In 2009, Rikhi moved to the Comox Valley; his parents followed about a year later. In 2011 they opened a small Indian restaurant called Go Mango, which was open for a year.

They have been cooking for Child Haven International since 2012. This year’s dinner will be held in October at the Florence Filberg Centre in Courtenay, and will seat 200 people. It is an all vegetarian Indian feast that typically takes the Datt family four days to prepare.

They begin by traveling to Vancouver, to the Indian markets, to buy all the groceries, which takes an entire day. They appreciate the quality and cost effective quantity of the spices and vegetables they are able to get in the city. Then they begin to prepare the food.

“It’s not like Canadian food,” says Mirja, who is of Finnish background and also in her 80s. Here “you boil, you bake, it’s ready. But Indian food—you fry it, you spice it, you have to make it all. It’s all handmade. [Some dishes have] to be cold when you prepare them. Samosas take two days.”

And they’re making 500 of them! “She cooks for luxury,” Shankar says with a laugh. “I cook for survival.” This is obviously a joke, as rumor has it that Shankar will prepare fabulous meals just for friends—any time—simply because he loves it. In fact, the family has company coming for dinner tonight and the intoxicating smell of warm spices envelopes me as I enter their home. I am treated to a warm samosa with their infamous mango chutney, followed by gulab jamun, which is a little cake, first fried then soaked in syrup. It is very sweet and melts in my mouth. It is a long process to create these treats, they explain.

“You have to make them without seams,” says Rikhi, mimicking the motion of rolling the dough into a little ball. It is a very tricky process to make gulab jamun, he says, but his mother is the best at it.
She laughs, and asks how I like it. “It is very good, and very sweet,” I say.

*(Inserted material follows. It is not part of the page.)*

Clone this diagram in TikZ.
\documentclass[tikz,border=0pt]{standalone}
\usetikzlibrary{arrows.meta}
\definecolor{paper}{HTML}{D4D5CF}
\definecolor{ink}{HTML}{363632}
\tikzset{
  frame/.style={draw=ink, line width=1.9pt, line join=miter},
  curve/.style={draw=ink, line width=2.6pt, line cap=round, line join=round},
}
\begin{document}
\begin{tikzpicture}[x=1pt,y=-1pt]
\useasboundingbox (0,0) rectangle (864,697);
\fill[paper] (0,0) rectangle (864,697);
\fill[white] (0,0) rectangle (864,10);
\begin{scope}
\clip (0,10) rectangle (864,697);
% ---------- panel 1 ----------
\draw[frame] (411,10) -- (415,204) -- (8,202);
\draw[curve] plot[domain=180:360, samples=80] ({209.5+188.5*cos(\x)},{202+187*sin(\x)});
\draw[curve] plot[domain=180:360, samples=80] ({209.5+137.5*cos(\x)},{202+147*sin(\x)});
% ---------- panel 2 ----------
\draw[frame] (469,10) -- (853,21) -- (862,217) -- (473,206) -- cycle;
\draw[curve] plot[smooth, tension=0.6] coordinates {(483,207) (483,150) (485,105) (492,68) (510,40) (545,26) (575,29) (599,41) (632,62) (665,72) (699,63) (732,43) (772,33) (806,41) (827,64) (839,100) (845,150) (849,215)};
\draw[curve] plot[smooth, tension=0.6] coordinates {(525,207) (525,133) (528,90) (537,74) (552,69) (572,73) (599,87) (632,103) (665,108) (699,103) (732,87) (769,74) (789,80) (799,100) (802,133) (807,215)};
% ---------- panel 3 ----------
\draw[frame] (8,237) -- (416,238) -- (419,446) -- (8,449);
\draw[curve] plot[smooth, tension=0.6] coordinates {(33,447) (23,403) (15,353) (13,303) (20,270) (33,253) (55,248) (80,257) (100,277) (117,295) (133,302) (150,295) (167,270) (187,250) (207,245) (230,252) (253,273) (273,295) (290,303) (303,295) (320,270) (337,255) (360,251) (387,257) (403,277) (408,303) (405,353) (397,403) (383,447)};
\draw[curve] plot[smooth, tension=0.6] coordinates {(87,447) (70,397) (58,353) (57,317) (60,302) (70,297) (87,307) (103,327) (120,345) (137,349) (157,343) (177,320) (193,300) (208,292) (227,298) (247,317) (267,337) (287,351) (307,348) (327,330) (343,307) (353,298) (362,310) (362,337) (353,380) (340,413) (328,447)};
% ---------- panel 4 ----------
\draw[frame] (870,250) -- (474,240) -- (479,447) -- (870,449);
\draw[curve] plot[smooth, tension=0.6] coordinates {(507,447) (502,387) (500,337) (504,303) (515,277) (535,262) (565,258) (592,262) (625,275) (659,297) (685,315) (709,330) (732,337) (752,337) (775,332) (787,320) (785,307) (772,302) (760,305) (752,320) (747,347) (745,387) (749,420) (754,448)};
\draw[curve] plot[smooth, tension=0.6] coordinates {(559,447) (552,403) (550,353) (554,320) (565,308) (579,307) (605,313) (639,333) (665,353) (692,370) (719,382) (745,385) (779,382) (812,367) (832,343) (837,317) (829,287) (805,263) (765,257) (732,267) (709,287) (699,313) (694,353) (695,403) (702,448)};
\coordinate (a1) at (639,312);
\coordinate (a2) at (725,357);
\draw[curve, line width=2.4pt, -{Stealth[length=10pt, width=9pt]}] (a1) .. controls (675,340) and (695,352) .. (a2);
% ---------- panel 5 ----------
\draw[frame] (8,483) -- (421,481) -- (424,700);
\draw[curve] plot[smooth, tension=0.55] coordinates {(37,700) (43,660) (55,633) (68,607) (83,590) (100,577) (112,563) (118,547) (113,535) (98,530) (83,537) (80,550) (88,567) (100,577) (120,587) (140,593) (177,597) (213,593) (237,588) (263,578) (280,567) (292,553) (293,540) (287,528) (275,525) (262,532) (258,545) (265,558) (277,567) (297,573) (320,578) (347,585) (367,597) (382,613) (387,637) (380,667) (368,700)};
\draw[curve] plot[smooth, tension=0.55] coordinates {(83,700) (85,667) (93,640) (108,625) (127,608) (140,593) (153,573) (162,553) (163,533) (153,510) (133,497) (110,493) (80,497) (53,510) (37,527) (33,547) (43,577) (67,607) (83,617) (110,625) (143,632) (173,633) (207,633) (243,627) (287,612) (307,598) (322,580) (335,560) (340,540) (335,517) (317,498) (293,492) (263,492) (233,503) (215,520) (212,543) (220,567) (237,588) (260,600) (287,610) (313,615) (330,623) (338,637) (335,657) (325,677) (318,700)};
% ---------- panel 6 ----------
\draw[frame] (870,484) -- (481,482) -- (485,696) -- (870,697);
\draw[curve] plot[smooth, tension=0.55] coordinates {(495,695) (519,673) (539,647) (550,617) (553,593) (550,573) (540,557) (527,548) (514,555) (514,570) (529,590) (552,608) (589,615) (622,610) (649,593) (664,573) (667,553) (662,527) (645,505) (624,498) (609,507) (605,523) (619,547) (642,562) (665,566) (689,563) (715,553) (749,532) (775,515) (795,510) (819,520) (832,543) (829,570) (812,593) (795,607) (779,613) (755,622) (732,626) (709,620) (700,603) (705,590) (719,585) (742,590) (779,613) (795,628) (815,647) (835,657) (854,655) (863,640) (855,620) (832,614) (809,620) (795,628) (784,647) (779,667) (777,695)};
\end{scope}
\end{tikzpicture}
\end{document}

“Indian food is like that,” says Shankar. “Sweet is sweet. Hot is hot.”

“Some dishes,” adds Shankar, “the name change defines how you make it. How you make it creates different tastes.”

He explains that one can create four or five different tastes out of the same spices. “That is the way spices are all about,” he says, smiling.

The cost of the food for the Child Haven International fund-raising dinner is covered by the charity, but all the time spent cooking and preparing is donated, and, as Rikhi says “we do everything.” Much of the food is cooked on location at the Florence Filberg Centre, with an army of helpers who also volunteer with Child Haven. Some items are cooked at Yiamas, a Greek restaurant in Courtenay that graciously opens its kitchen for the preparation of the dinner. Yiamas also provides the linens and table cloths they use for the dinner. Plates Eatery donates the use of all the pots and plates, which they drop off and pick up, and Sieffert’s Farm donates some of the produce that is used in the food dishes.

Although the Datt family heads the process, they acknowledge that is a close knit community, all pulling together for the cause.

While the dinner will vary a little from year to year, it will always include the classic vegetarian Indian favorites such as samosas, paneer, pakoras, dahl, curry and poppadoms. If the dinner is anything like the samosa with mango chutney, and the gulab jamun I have just been given, then our community is in for a treat.

As a parting gift I am given a jar of their “Go Mango” chutney—a signature family recipe that has been carried through the years. “People have always wanted to buy it,” says Rikhi, “but we’ve never really bottled it.” They finally started to bottle it when they owned Go Mango due to the constant requests for it.

“This you can eat with a meal, with a steak, or you can just spread it on toast,” says Shankar of the chutney, which is available for sale through Rikhi at Yiamas Greek Taverna. “You can eat it everywhere! No one can make that one—what I make, nobody makes!”